Heureusement il y a eu des British pour sauver l'honneur. Enregistré entre 76 et 78 avec du matériel de fortune, le premier disque du groupe This Heatcontient les germes de la techno moderne. Un morceau comme "24 Track Loop" est sans doute un des premiers à avoir utilisé de la musique électronique en boucle comme on le fait aujourd'hui, en procédant par additions et soustractions de pistes. Le morceau "Fall of Saïgon" est magnifique quoique très noir, "Horizontal Hold" dégage une énergie rare, et j'en passe.

Dans la même famille musicale, le groupe Art Bears dans son disque "Winter Songs" invente le style Gothique et mélange musique concrète et contemporaine, tout en restant dans l'analogique pur et dur. Le guitariste du groupe, Fred Frith, sera un des premiers à utiliser la guitare MIDI. En parlant de Frith, essayez de visionner le film "Step Across the Border" qui lui est consacré. En voici un extrait :

Rendons aussi hommage à un très grand bonhomme qui va poser les premiers jalons des années 80. Brian Eno joue alors les trublions dans le groupe Roxy Music en maltraitant les sons des instruments et en jouant les folles sur scène. Il s'allie avec Rober Fripp, sort un disque hors norme intitulé "No Pussyfooting" et invente un nouveau style et un nouveau terme: la musique Ambiant (vers 76), qui puise ses racines dans les "Musiques d'ameublement" d'Erik Satie. Il sortira en parallèle plusieurs disques de "variété rock" dont le meilleur est sans conteste "Another green World" (1975), ira produire quelques uns des groupes phares des années 80 comme Devo, Talking Heads ou U2, parasitera les disques de Peter Gabriel, enregistrera quelques bijoux avec Robert Wyatt et j'en passe, c'est incroyable ce que ce type a pu faire.

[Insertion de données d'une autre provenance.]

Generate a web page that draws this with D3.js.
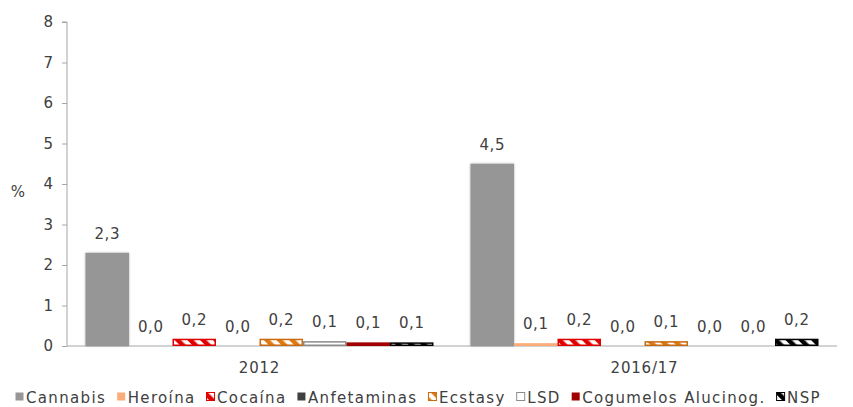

Aux Etats-Unis, une joyeuse bande de babas californiens qui s'étaient fait connaître dans les années 60 par des performances délirantes vont pousser la musique électronique à son paroxysme, à tel point que le journal Actuel (futur Nova) dira que "au dela, ce n'est plus de la musique". Les Residents, groupe anonyme (les noms des musiciens ne sont pas indiqués, ils jouent avec des masques), utiliseront tous les moyens offert par la technologie, des tripatouillage de bandes magnétiques (album "Third Reich and Roll") aux premières utilisations du sampling ("Commercial Album", composé de 40 morceaux d'une minute!) en passant par le détournement de chants traditionnels ("Eskimo", leur album le plus extrémiste et le plus drôle). Aujourd'hui, les Residents continuent leur saga technologique en produisant des CD ROMs qui bouleversent les conventions du genre, et se permettent d'exposer leur vidéos au Musée d'Art Moderne de New-York. A découvrir d'urgence (commencer par "Commercial Album", c'est le plus abordable).

Le Jazz se met timidement à l'électronique, par exemple Miles Davis qui introduit des claviers électriques ("In a Silent Way"), ou son clavier, Joe Zawinul, qui fondera un des meilleurs groupes de Jazz-Rock, Weather Report. Un autre musicien de Miles, John MacLaughlin, fonde le Mahavishnu Orchestra et déforme les sons de sa guitare avec des synthés, comme par exemple dans "Visions of the emerald Beyond" où il utilise un modulateur en anneau. Mais les Jazzeux se méfient de ces gadgets et préfèrent cantonner les synthés au rôle d'orgue électronique.

Vers la fin des années 70, la musique populaire s'enlise dans les boursouflures du Rock Symphonique. Lorsque Yes sort "Tales from Topographic Oceans", on sent bien qu'on a atteint une limite dans l'emphase et qu'on sombre dans le ridicule. Le mouvement Punk, salutaire, va donner un grand coup de pied dans la fourmillière.